ALLENTOWN, Pa. -- Daisuke Matsuzaka is waiting for word on where he will make his next start.
Matsuzaka left Coca-Cola Park in Allentown on Wednesday night saying he was healthy and hoping that his pitching had proved he was ready to rejoin the Boston Red Sox. Red Sox manager Terry Francona said late last week that Matsuzaka would join the team's rotation after this last rehab start.
"I talked to the guys charting the game in the stands and they thought my velocity was pretty much where it needs to be," Matsuzaka said through an interpreter after throwing 99 pitches and getting the win as the Pawtucket Red Sox defeated the Lehigh Valley IronPigs 8-4 in an International League game.

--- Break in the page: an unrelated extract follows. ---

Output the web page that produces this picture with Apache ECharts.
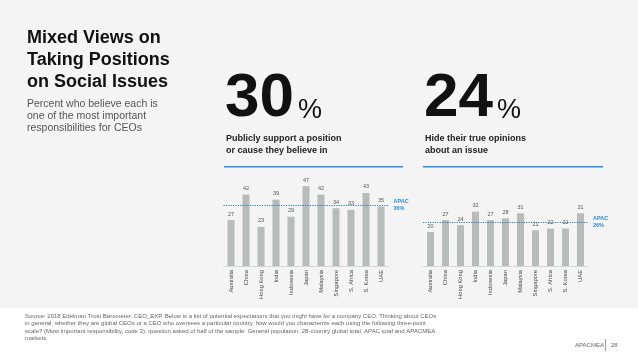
<!DOCTYPE html>
<html><head><meta charset="utf-8">
<script src="https://cdn.jsdelivr.net/npm/echarts@6/dist/echarts.min.js"></script>
<style>html,body{margin:0;padding:0;background:#fff}#c{width:638px;height:359px}</style>
</head><body><div id="c"></div>
<script>
const categories = ['Australia','China','Hong Kong','India','Indonesia','Japan','Malaysia','Singapore','S. Africa','S. Korea','UAE'];
const supportValues = [27,42,23,39,29,47,42,34,33,43,35];
const hideValues = [20,27,24,32,27,28,31,21,22,22,31];
const apacSupport = 36;
const apacHide = 26;
const bigSupport = '30';
const bigHide = '24';

const F = 'Liberation Sans, Arial, Helvetica, sans-serif';
const blue = '#2e8ce0';
const chart = echarts.init(document.getElementById('c'), null, {renderer:'canvas'});

function xAxis(i){
  return {gridIndex:i,type:'category',data:categories,
    axisLine:{show:true,lineStyle:{color:'#d6d6d6',width:1}},
    axisTick:{show:false},
    axisLabel:{rotate:90,fontSize:5.8,color:'#444',fontFamily:F,margin:4,interval:0}};
}
function yAxis(i){
  return {gridIndex:i,type:'value',min:0,max:50,show:false,splitLine:{show:false}};
}
function series(i,data,apac){
  return {type:'bar',xAxisIndex:i,yAxisIndex:i,data:data,barWidth:7,
    itemStyle:{color:'#b7bbba'},
    label:{show:true,position:'top',fontSize:5.5,color:'#555',fontFamily:F,distance:3},
    markLine:{silent:true,symbol:'none',
      lineStyle:{color:'#2a78d0',type:[1.2,1.2],width:1,opacity:1},
      label:{show:true,position:'end',formatter:'APAC\n'+apac+'%',color:blue,fontSize:5.5,fontWeight:'bold',fontFamily:F,lineHeight:7,distance:5},
      data:[{yAxis:apac}]}};
}

chart.setOption({
  animation:false,
  backgroundColor:'#fff',
  grid:[
    {left:223.5,width:165,top:181,height:85},
    {left:423,width:165,top:181,height:85}
  ],
  xAxis:[xAxis(0),xAxis(1)],
  yAxis:[yAxis(0),yAxis(1)],
  series:[series(0,supportValues,apacSupport),series(1,hideValues,apacHide)],
  graphic:[
    {type:'rect',z:-10,shape:{x:0,y:0,width:638,height:308},style:{fill:'#f4f4f4'}},
    {type:'text',left:27,top:27,style:{text:'Mixed Views on\nTaking Positions\non Social Issues',font:'bold 18px '+F,fill:'#111',lineHeight:22}},
    {type:'text',left:27,top:98,style:{text:'Percent who believe each is\none of the most important\nresponsibilities for CEOs',font:'10.5px '+F,fill:'#555',lineHeight:12}},
    {type:'text',left:225,top:68,style:{text:bigSupport,font:'bold 62px '+F,fill:'#111'}},
    {type:'text',left:298,top:97,style:{text:'%',font:'27px '+F,fill:'#111'}},
    {type:'text',left:226,top:133,style:{text:'Publicly support a position\nor cause they believe in',font:'bold 9px '+F,fill:'#222',lineHeight:11.5}},
    {type:'rect',shape:{x:224,y:166,width:179,height:1.6},style:{fill:blue}},
    {type:'text',left:424,top:68,style:{text:bigHide,font:'bold 62px '+F,fill:'#111'}},
    {type:'text',left:497,top:97,style:{text:'%',font:'27px '+F,fill:'#111'}},
    {type:'text',left:425,top:133,style:{text:'Hide their true opinions\nabout an issue',font:'bold 9px '+F,fill:'#222',lineHeight:11.5}},
    {type:'rect',shape:{x:423,y:166,width:180,height:1.6},style:{fill:blue}},
    {type:'text',left:25,top:313,style:{text:'Source: 2018 Edelman Trust Barometer. CEO_EXP. Below is a list of potential expectations that you might have for a company CEO. Thinking about CEOs\nin general, whether they are global CEOs or a CEO who oversees a particular country, how would you characterize each using the following three-point\nscale? (Most important responsibility, code 3), question asked of half of the sample. General population, 28-country global total, APAC total and APACMEA\nmarkets.',font:'6px '+F,fill:'#666',lineHeight:7.2}},
    {type:'text',left:575,top:342,style:{text:'APACMEA',font:'6px '+F,fill:'#666'}},
    {type:'rect',shape:{x:605,y:339,width:0.8,height:12},style:{fill:'#888'}},
    {type:'text',left:611,top:342,style:{text:'28',font:'6px '+F,fill:'#666'}}
  ]
});
</script></body></html>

Matsuzaka struck out eight and did not allow a walk in 5 2/3 innings, but he also was scored on for the first time in three injury rehabilitation assignments with the PawSox. He gave up four runs, three earned, on six hits after allowing a two-run single by Dewayne Wise on his final pitch.
"Watching what he did, it was probably his best outing, despite the numbers," PawSox manager Torey Lovullo said. "He had his little hiccups, but they are not a concern to me."
Lovullo said he will file a report for the parent club, including feedback from pitching coach Rich Sauveur. But if Matsuzaka is to get the call up to the big club, Francona and GM Theo Epstein will have to make room in the starting rotation. That figures to impact either Tim Wakefield or Clay Buchholz, both of whom have been mediocre thus far.
Wakefield is 0-1 with a 6.38 ERA, allowing 13 earned runs and seven walks in 18 1/3 innings. Buchholz is 1-1 with a 1.80 ERA, but has allowed seven runs (five of them unearned) and has six walks in 10 innings.
"I have no indication from Boston," Lovullo said. "Rich, Dice-K and myself will report back to Boston.
"It was fun to watch when he got on that little roll."
Matsutzaka struck out five straight, getting the last out with two men on in the third inning, then striking out the middle of the Lehigh Valley order in the fourth and the leadoff batter in the fifth.
"In the first three innings, they were getting little hits here and there," Matsuzaka said. "I went out in the fourth inning, the heart of their order came up and I wanted to do my best to not let those guys get on base."
Matsuzaka, who was sidelined twice with shoulder problems last season, said the Red Sox's slow start was not a factor in how he approached his rehab work.
"Just because the team is struggling, it doesn't make the feeling any stronger," he said. "I always want to be able to contribute no matter how we're doing."
The latest outing leaves Matsuzaka with a 2-0 record and 1.62 earned run average in three starts.
"The only thing that I can really be satisfied with is the fact that I'm healthy," Matsuzaka said.
Left fielder Matt Sheely prevented another possible extra-base hit by Thompson with a diving, back-hand catch near the line with two men on in the third.
Matsuzaka also made a rehab appearance for the PawSox in Allentown in 2008 in the middle of an 18-3 season with Boston. He said the only difference in his pitching approach came from being less familiar with the Lehigh Valley lineup.
"Unlike hitters I face in the big leagues, I don't know a lot about some of them," Matsuzaka said. "Instead of attacking each hitter a certain way, I sort of experimented to see how they would respond."